> [Exercise details]: Produce nothing but an exact copy of the lines from the one containing "Rebuild this chart" through the one containing "import pandas as pd", and do not carry over pictures.

> [Records shown]:
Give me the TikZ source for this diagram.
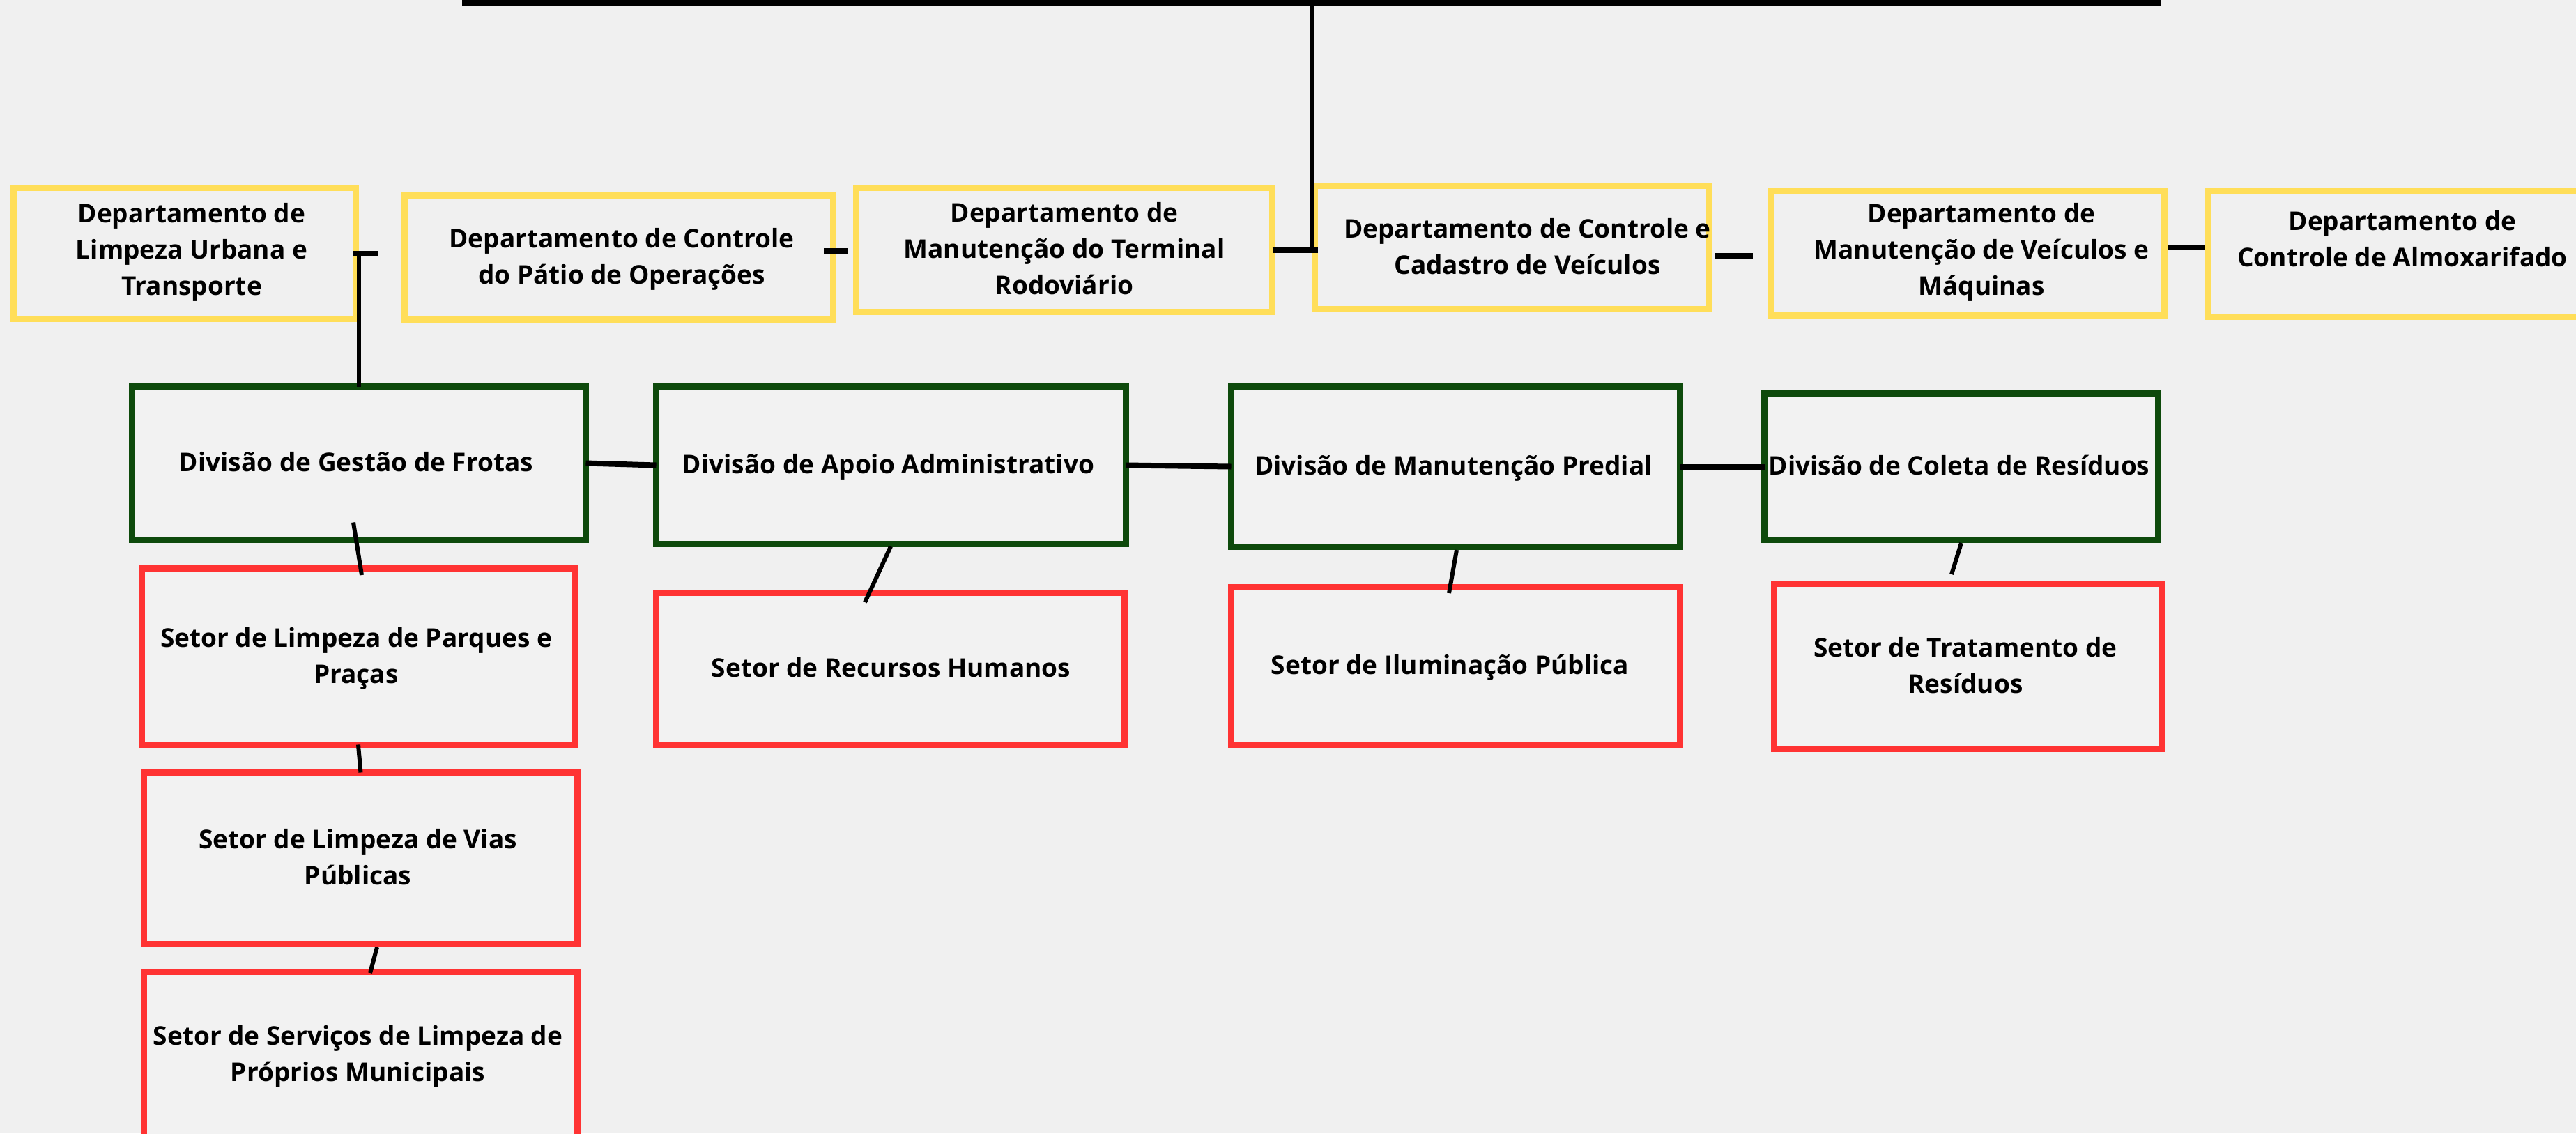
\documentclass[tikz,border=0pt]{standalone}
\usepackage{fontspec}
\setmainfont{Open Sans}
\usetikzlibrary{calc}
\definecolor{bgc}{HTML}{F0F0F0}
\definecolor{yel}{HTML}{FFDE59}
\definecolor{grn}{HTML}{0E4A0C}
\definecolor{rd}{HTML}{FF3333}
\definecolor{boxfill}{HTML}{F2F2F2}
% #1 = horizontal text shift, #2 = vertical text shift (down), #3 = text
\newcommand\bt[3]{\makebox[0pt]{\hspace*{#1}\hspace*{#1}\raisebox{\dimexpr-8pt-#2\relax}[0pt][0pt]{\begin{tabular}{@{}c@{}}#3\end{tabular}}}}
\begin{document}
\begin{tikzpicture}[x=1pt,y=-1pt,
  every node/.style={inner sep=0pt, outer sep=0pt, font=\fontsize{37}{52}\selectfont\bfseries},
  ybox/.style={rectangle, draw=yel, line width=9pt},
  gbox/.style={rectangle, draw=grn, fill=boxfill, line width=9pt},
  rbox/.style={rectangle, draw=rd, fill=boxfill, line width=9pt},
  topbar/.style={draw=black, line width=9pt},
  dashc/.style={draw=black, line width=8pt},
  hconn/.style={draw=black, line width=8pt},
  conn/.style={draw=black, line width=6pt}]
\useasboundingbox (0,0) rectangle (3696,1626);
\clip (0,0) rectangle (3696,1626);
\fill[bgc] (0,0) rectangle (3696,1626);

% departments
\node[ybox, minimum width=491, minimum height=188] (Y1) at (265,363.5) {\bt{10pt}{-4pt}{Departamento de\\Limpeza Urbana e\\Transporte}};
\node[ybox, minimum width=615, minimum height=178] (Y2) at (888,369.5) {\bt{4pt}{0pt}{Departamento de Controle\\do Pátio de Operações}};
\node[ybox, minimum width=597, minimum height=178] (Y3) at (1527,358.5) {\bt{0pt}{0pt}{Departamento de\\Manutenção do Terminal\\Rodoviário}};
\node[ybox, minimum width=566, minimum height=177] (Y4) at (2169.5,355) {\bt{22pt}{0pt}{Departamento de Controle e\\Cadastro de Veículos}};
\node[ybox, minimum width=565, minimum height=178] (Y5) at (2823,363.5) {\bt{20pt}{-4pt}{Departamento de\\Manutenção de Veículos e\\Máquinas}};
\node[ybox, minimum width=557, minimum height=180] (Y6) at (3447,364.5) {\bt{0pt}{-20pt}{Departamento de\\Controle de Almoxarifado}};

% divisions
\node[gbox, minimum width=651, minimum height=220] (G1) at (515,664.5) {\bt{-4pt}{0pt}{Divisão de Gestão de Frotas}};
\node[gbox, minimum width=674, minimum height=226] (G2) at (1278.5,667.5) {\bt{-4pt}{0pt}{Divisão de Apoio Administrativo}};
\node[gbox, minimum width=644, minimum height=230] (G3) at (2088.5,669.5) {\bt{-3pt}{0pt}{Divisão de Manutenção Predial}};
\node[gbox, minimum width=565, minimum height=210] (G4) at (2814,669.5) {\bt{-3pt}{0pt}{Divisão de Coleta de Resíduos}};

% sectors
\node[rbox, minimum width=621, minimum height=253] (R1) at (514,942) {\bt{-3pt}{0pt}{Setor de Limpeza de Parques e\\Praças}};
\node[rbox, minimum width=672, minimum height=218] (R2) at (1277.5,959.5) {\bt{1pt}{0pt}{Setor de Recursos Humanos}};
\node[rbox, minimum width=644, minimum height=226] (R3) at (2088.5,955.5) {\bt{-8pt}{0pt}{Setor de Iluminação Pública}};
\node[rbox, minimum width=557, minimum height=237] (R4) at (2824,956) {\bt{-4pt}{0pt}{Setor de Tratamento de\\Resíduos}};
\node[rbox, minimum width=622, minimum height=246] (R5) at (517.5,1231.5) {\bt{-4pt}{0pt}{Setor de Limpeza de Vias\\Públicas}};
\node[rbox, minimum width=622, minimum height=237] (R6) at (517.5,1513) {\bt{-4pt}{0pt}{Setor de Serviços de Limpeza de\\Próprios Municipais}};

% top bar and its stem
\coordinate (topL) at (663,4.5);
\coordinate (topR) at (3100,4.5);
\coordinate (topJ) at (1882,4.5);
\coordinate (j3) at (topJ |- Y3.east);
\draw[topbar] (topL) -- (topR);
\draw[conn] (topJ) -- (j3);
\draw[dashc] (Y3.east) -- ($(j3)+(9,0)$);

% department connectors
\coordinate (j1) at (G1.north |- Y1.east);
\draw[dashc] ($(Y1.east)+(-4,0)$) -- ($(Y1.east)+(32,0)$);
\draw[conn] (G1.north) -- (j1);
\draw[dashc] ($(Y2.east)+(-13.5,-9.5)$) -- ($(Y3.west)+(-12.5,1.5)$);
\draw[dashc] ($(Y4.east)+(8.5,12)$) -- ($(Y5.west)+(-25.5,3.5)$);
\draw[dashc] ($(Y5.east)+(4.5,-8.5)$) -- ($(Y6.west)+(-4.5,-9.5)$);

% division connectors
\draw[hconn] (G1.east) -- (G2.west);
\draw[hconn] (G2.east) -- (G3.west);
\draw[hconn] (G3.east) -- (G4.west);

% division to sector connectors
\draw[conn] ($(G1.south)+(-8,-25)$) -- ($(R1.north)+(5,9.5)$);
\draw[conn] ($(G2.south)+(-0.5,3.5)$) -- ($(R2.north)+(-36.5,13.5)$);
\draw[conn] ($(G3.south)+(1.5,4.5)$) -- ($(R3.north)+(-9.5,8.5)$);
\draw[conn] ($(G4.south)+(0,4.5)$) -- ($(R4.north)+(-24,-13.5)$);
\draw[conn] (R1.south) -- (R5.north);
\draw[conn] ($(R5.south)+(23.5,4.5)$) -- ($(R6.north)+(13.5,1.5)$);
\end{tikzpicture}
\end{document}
...
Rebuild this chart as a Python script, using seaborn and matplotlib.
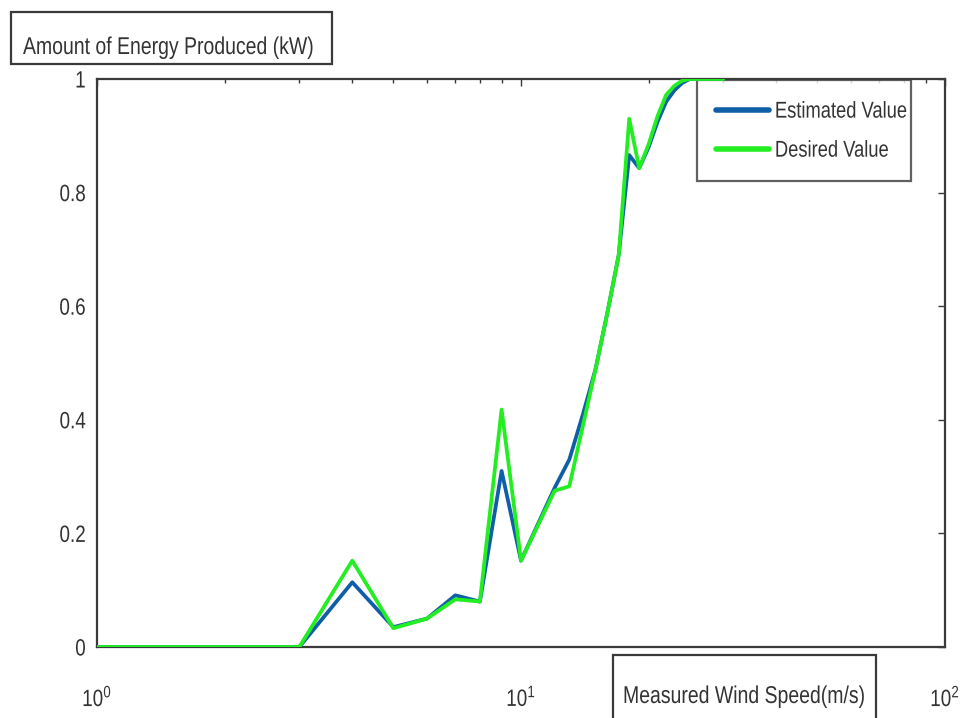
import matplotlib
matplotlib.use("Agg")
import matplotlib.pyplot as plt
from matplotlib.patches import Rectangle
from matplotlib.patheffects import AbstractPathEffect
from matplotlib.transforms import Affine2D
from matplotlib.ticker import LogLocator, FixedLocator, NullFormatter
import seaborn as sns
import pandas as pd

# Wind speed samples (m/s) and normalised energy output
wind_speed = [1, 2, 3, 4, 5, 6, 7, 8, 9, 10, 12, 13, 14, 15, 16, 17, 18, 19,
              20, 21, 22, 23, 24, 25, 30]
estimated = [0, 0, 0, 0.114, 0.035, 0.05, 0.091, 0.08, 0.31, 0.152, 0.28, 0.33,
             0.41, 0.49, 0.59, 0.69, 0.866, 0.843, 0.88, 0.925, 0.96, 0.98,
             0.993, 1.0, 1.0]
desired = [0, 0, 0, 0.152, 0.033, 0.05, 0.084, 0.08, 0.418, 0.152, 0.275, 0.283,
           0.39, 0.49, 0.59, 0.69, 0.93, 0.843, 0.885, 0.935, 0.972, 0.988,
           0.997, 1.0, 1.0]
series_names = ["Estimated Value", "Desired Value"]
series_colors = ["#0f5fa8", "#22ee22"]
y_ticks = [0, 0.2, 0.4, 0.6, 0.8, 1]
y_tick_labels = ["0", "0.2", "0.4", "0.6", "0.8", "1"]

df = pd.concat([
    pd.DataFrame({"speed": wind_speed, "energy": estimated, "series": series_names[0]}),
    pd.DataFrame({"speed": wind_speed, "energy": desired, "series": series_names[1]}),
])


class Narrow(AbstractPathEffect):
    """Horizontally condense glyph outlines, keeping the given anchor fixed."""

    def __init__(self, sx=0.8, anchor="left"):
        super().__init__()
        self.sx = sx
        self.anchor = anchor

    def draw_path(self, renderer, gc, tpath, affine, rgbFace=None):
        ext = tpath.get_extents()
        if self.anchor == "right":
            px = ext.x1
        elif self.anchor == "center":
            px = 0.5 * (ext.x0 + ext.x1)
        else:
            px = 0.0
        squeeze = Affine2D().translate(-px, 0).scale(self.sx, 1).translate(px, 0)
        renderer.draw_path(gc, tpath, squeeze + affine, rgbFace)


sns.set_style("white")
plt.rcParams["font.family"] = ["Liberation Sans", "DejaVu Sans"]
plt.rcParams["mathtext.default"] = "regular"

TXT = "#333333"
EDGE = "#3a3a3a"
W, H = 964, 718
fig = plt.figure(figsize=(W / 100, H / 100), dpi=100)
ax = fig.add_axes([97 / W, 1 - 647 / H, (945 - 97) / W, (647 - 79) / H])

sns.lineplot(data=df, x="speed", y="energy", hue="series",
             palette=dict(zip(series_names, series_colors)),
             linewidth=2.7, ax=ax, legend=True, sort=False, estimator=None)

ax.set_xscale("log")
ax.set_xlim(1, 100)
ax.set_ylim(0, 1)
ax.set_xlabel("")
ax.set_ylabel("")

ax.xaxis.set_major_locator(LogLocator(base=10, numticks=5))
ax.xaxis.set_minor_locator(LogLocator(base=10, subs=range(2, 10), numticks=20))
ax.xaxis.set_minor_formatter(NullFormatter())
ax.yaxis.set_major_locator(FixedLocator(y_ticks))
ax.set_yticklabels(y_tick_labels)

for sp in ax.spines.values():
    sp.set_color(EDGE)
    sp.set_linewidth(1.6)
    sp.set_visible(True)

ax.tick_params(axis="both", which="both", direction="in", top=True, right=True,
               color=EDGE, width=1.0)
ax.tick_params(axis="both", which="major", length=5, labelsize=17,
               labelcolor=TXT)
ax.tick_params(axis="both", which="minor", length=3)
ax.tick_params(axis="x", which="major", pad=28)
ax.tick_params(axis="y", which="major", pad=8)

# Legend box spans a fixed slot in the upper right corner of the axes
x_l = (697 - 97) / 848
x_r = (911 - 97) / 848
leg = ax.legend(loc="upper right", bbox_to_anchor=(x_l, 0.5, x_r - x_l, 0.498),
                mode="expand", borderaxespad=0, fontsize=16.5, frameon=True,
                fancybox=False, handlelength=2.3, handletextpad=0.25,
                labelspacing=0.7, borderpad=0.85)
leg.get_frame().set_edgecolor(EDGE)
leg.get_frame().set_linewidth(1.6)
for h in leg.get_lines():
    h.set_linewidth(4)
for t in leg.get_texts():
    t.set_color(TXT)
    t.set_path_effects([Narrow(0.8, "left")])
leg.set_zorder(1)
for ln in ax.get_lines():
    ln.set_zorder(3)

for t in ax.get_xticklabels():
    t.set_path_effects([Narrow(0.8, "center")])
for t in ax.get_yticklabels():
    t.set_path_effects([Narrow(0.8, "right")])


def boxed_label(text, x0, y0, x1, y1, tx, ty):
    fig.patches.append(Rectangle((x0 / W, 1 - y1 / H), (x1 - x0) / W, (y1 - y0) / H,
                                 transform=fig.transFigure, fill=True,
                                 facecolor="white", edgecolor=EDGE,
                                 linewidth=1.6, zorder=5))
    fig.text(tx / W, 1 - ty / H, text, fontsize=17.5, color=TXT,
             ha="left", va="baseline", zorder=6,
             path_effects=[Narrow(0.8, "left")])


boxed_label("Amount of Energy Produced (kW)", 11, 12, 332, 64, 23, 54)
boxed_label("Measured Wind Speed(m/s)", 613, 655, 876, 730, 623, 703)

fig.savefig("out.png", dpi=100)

> [Answer to this exercise]:
Rebuild this chart as a Python script, using seaborn and matplotlib.
import matplotlib
matplotlib.use("Agg")
import matplotlib.pyplot as plt
from matplotlib.patches import Rectangle
from matplotlib.patheffects import AbstractPathEffect
from matplotlib.transforms import Affine2D
from matplotlib.ticker import LogLocator, FixedLocator, NullFormatter
import seaborn as sns
import pandas as pd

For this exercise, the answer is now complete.